Task to carry out — Retype each line of the material exactly, please, skipping any picture in it.

◇ ◇ ◇ ◇

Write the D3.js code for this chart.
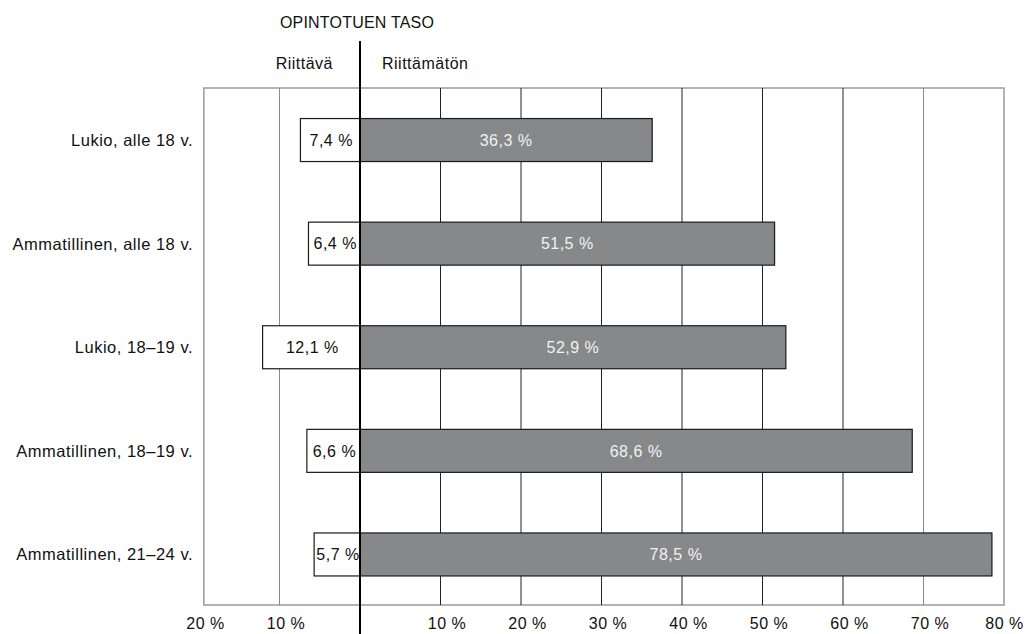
<!DOCTYPE html>
<html>
<head>
<meta charset="utf-8">
<script src="https://cdn.jsdelivr.net/npm/d3@7"></script>
<style>
  html, body { margin: 0; padding: 0; background: #fff; }
  text { font-family: "Liberation Sans", Arial, sans-serif; font-size: 16px; letter-spacing: 0.5px; fill: #111; }
</style>
</head>
<body>
<svg id="chart" width="1028" height="634"></svg>
<script>
// ---- Data ----
const categories = [
  "Lukio, alle 18 v.",
  "Ammatillinen, alle 18 v.",
  "Lukio, 18–19 v.",
  "Ammatillinen, 18–19 v.",
  "Ammatillinen, 21–24 v."
];
const riittava   = [7.4, 6.4, 12.1, 6.6, 5.7];      // left side (Riittävä)
const riittamaton = [36.3, 51.5, 52.9, 68.6, 78.5];  // right side (Riittämätön)
const tickValues = [-20, -10, 10, 20, 30, 40, 50, 60, 70, 80];
const gridValues = [-10, 10, 20, 30, 40, 50, 60, 70];
const title = "OPINTOTUEN TASO";
const leftHeader = "Riittävä";
const rightHeader = "Riittämätön";

const fmt = v => d3.format(".1f")(v).replace(".", ",") + " %";

// ---- Layout ----
const svg = d3.select("#chart");
const x = d3.scaleLinear().domain([-20, 80]).range([199, 1004]);
const frameMin = -19.4, frameMax = 80;
const plotTop = 88, plotBottom = 605;
const y = d3.scaleBand().domain(categories).range([plotTop + 0.5, plotBottom + 1])
  .paddingInner(0.585).paddingOuter(0.29);

// Frame
svg.append("rect")
  .attr("x", x(frameMin)).attr("y", plotTop)
  .attr("width", x(frameMax) - x(frameMin)).attr("height", plotBottom - plotTop)
  .attr("fill", "none").attr("stroke", "#9a9a9a").attr("stroke-width", 1.5);

// Gridlines
svg.append("g").selectAll("line").data(gridValues).join("line")
  .attr("x1", d => x(d)).attr("x2", d => x(d))
  .attr("y1", plotTop).attr("y2", plotBottom)
  .attr("stroke", d => (d > 0 && d <= 60) ? "#222" : "#8a8a8a")
  .attr("stroke-width", 1);

// Left bars (Riittävä)
const rows = categories.map((c, i) => ({ c, l: riittava[i], r: riittamaton[i] }));
svg.append("g").selectAll("rect").data(rows).join("rect")
  .attr("x", d => x(-d.l)).attr("y", d => y(d.c))
  .attr("width", d => x(0) - x(-d.l)).attr("height", y.bandwidth())
  .attr("fill", "#fff").attr("stroke", "#1a1a1a").attr("stroke-width", 1.2);

// Right bars (Riittämätön)
svg.append("g").selectAll("rect").data(rows).join("rect")
  .attr("x", x(0)).attr("y", d => y(d.c))
  .attr("width", d => x(d.r) - x(0)).attr("height", y.bandwidth())
  .attr("fill", "#878889").attr("stroke", "#1a1a1a").attr("stroke-width", 1.2);

// Value labels
svg.append("g").selectAll("text").data(rows).join("text")
  .attr("x", d => (x(-d.l) + x(0)) / 2 + 1)
  .attr("y", d => y(d.c) + y.bandwidth() / 2)
  .attr("dy", "0.36em").attr("text-anchor", "middle")
  .text(d => fmt(d.l));
svg.append("g").selectAll("text").data(rows).join("text")
  .attr("x", d => (x(0) + x(d.r)) / 2)
  .attr("y", d => y(d.c) + y.bandwidth() / 2)
  .attr("dy", "0.36em").attr("text-anchor", "middle")
  .style("fill", "#f2f2f2")
  .text(d => fmt(d.r));

// Category labels
svg.append("g").selectAll("text").data(categories).join("text")
  .attr("x", 193).attr("y", d => y(d) + y.bandwidth() / 2)
  .attr("dy", "0.36em").attr("text-anchor", "end")
  .style("font-size", "16.5px")
  .text(d => d);

// Bottom axis tick labels
const axis = d3.axisBottom(x).tickValues(tickValues).tickSize(0)
  .tickFormat(d => Math.abs(d) + " %");
const ax = svg.append("g").attr("transform", `translate(0, ${plotBottom + 10})`).call(axis);
ax.select(".domain").remove();
const lastTick = tickValues[tickValues.length - 1];
ax.selectAll("text").attr("dx", d => d === lastTick ? 0 : 6)
  .style("font-family", '"Liberation Sans", Arial, sans-serif')
  .style("font-size", "16px").style("fill", "#111");

// Zero line
svg.append("line")
  .attr("x1", x(0)).attr("x2", x(0)).attr("y1", 41).attr("y2", 634)
  .attr("stroke", "#000").attr("stroke-width", 2);

// Headers
svg.append("text").attr("x", x(0) - 3).attr("y", 28).attr("text-anchor", "middle")
  .style("letter-spacing", "0.2px").text(title);
svg.append("text").attr("x", x(0) - 27).attr("y", 69).attr("text-anchor", "end").text(leftHeader);
svg.append("text").attr("x", x(0) + 22).attr("y", 69).attr("text-anchor", "start").text(rightHeader);
</script>
</body>
</html>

◇ ◇ ◇ ◇

The response —
Write the D3.js code for this chart.
<!DOCTYPE html>
<html>
<head>
<meta charset="utf-8">
<script src="https://cdn.jsdelivr.net/npm/d3@7"></script>
<style>
  html, body { margin: 0; padding: 0; background: #fff; }
  text { font-family: "Liberation Sans", Arial, sans-serif; font-size: 16px; letter-spacing: 0.5px; fill: #111; }
</style>
</head>
<body>
<svg id="chart" width="1028" height="634"></svg>
<script>
// ---- Data ----
const categories = [
  "Lukio, alle 18 v.",
  "Ammatillinen, alle 18 v.",
  "Lukio, 18–19 v.",
  "Ammatillinen, 18–19 v.",
  "Ammatillinen, 21–24 v."
];
const riittava   = [7.4, 6.4, 12.1, 6.6, 5.7];      // left side (Riittävä)
const riittamaton = [36.3, 51.5, 52.9, 68.6, 78.5];  // right side (Riittämätön)
const tickValues = [-20, -10, 10, 20, 30, 40, 50, 60, 70, 80];
const gridValues = [-10, 10, 20, 30, 40, 50, 60, 70];
const title = "OPINTOTUEN TASO";
const leftHeader = "Riittävä";
const rightHeader = "Riittämätön";

const fmt = v => d3.format(".1f")(v).replace(".", ",") + " %";

// ---- Layout ----
const svg = d3.select("#chart");
const x = d3.scaleLinear().domain([-20, 80]).range([199, 1004]);
const frameMin = -19.4, frameMax = 80;
const plotTop = 88, plotBottom = 605;
const y = d3.scaleBand().domain(categories).range([plotTop + 0.5, plotBottom + 1])
  .paddingInner(0.585).paddingOuter(0.29);

// Frame
svg.append("rect")
  .attr("x", x(frameMin)).attr("y", plotTop)
  .attr("width", x(frameMax) - x(frameMin)).attr("height", plotBottom - plotTop)
  .attr("fill", "none").attr("stroke", "#9a9a9a").attr("stroke-width", 1.5);

// Gridlines
svg.append("g").selectAll("line").data(gridValues).join("line")
  .attr("x1", d => x(d)).attr("x2", d => x(d))
  .attr("y1", plotTop).attr("y2", plotBottom)
  .attr("stroke", d => (d > 0 && d <= 60) ? "#222" : "#8a8a8a")
  .attr("stroke-width", 1);

// Left bars (Riittävä)
const rows = categories.map((c, i) => ({ c, l: riittava[i], r: riittamaton[i] }));
svg.append("g").selectAll("rect").data(rows).join("rect")
  .attr("x", d => x(-d.l)).attr("y", d => y(d.c))
  .attr("width", d => x(0) - x(-d.l)).attr("height", y.bandwidth())
  .attr("fill", "#fff").attr("stroke", "#1a1a1a").attr("stroke-width", 1.2);

// Right bars (Riittämätön)
svg.append("g").selectAll("rect").data(rows).join("rect")
  .attr("x", x(0)).attr("y", d => y(d.c))
  .attr("width", d => x(d.r) - x(0)).attr("height", y.bandwidth())
  .attr("fill", "#878889").attr("stroke", "#1a1a1a").attr("stroke-width", 1.2);

// Value labels
svg.append("g").selectAll("text").data(rows).join("text")
  .attr("x", d => (x(-d.l) + x(0)) / 2 + 1)
  .attr("y", d => y(d.c) + y.bandwidth() / 2)
  .attr("dy", "0.36em").attr("text-anchor", "middle")
  .text(d => fmt(d.l));
svg.append("g").selectAll("text").data(rows).join("text")
  .attr("x", d => (x(0) + x(d.r)) / 2)
  .attr("y", d => y(d.c) + y.bandwidth() / 2)
  .attr("dy", "0.36em").attr("text-anchor", "middle")
  .style("fill", "#f2f2f2")
  .text(d => fmt(d.r));

// Category labels
svg.append("g").selectAll("text").data(categories).join("text")
  .attr("x", 193).attr("y", d => y(d) + y.bandwidth() / 2)
  .attr("dy", "0.36em").attr("text-anchor", "end")
  .style("font-size", "16.5px")
  .text(d => d);

// Bottom axis tick labels
const axis = d3.axisBottom(x).tickValues(tickValues).tickSize(0)
  .tickFormat(d => Math.abs(d) + " %");
const ax = svg.append("g").attr("transform", `translate(0, ${plotBottom + 10})`).call(axis);
ax.select(".domain").remove();
const lastTick = tickValues[tickValues.length - 1];
ax.selectAll("text").attr("dx", d => d === lastTick ? 0 : 6)
  .style("font-family", '"Liberation Sans", Arial, sans-serif')
  .style("font-size", "16px").style("fill", "#111");

// Zero line
svg.append("line")
  .attr("x1", x(0)).attr("x2", x(0)).attr("y1", 41).attr("y2", 634)
  .attr("stroke", "#000").attr("stroke-width", 2);

// Headers
svg.append("text").attr("x", x(0) - 3).attr("y", 28).attr("text-anchor", "middle")
  .style("letter-spacing", "0.2px").text(title);
svg.append("text").attr("x", x(0) - 27).attr("y", 69).attr("text-anchor", "end").text(leftHeader);
svg.append("text").attr("x", x(0) + 22).attr("y", 69).attr("text-anchor", "start").text(rightHeader);
</script>
</body>
</html>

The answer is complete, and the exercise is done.